Hello,
I investigated an idea of including some W3C DTD's in nutch SVN to allow building nutch without Internet connection. Before preparing a formal patch I want to share my findings to make sure the whole idea makes sense.
There are 4 files to include:
1. http://www.w3.org/TR/xhtml1/DTD/xhtml1-transitional.dtd
( Copyright (c) 1998-2002 W3C (MIT, INRIA, Keio), All Rights Reserved. ) - so in my opinion it is ok to include it in SVN as it is MIT/W3C license
2. http://www.w3.org/TR/xhtml1/DTD/xhtml-lat1.ent 3. http://www.w3.org/TR/xhtml1/DTD/xhtml-special.ent 4. http://www.w3.org/TR/xhtml1/DTD/xhtml-symbol.ent
All 3 files have following license:
Portions (C) International Organization for Standardization 1986:
Permission to copy in any form is granted for use with
conforming SGML systems and applications as defined in
ISO 8879, provided this notice is included in all copies.As it is used by MIT/W3C copyrighted document I assume it is safe to include it nutch SVN - am I correct?
So if all legal issues are resolved I would like to propose to add xmlcatalog directory in src - containing all 4 files. Than following modification would be required in build.xml
1) Definition of xmlcatalog:
<xmlcatalog id="docDTDs">
<dtd publicId="-//W3C//DTD XHTML 1.0 Transitional//EN"
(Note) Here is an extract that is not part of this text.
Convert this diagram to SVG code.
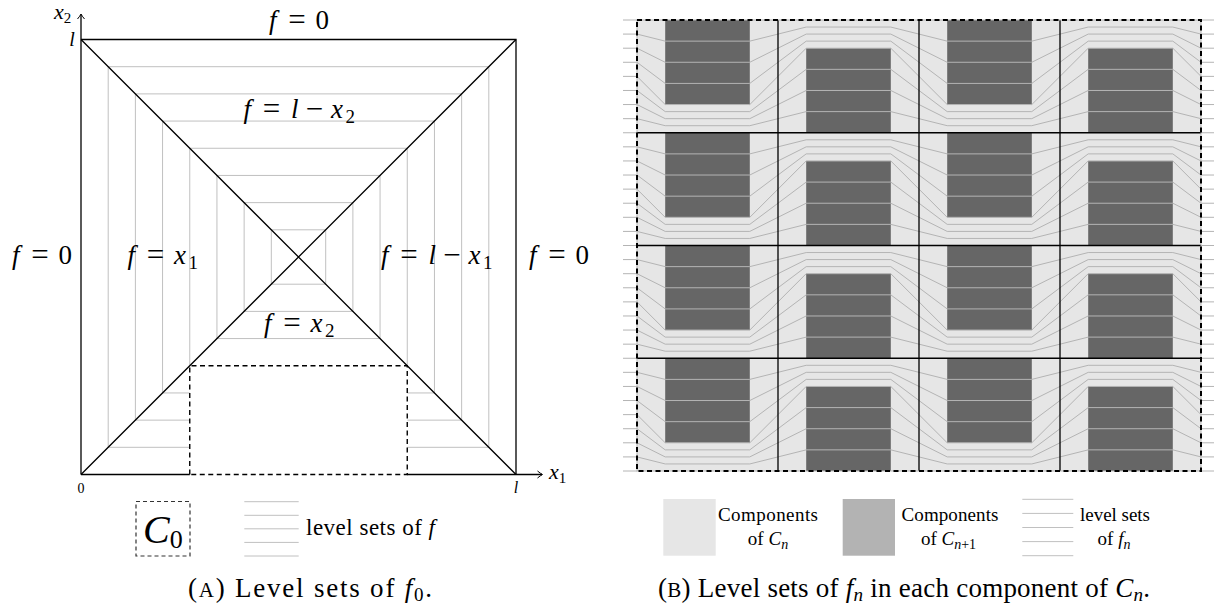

location="${basedir}/xmlcatalog/xhtml1-transitional.dtd"/>
</xmlcatalog>2) Modification of xslt task to use xmlcatalog:
<xslt in="${docs.src}/include/${doc.locale}/header.xml"
out="${build.docs}/${doc.locale}/include/header.html"
style="${docs.src}/style/nutch-header.xsl">
<xmlcatalog refid="docDTDs" />
</xslt>If no objections would be raised against it I will prepare a patch next week. Regards, Piotr
Andrzej Bialecki wrote:
for it.Piotr Kosiorowski wrote:
Hello,
During war file generation xslt task needs access to DTDs from
Internet. So you have to have a direct Internet connection (no
proxies) to perform a build - I have modified ant task to use local
versions of DTD's but do not know if it can/should be integrated with
standard nutch build. It will require adding 4 files (DTD and related)
to SVN.
If some commiters do agree with this change I can provied a patch
Regards Piotr
Assuming these DTDs and schemas are covered by ASL-compatible licenses, I think this might be a good idea.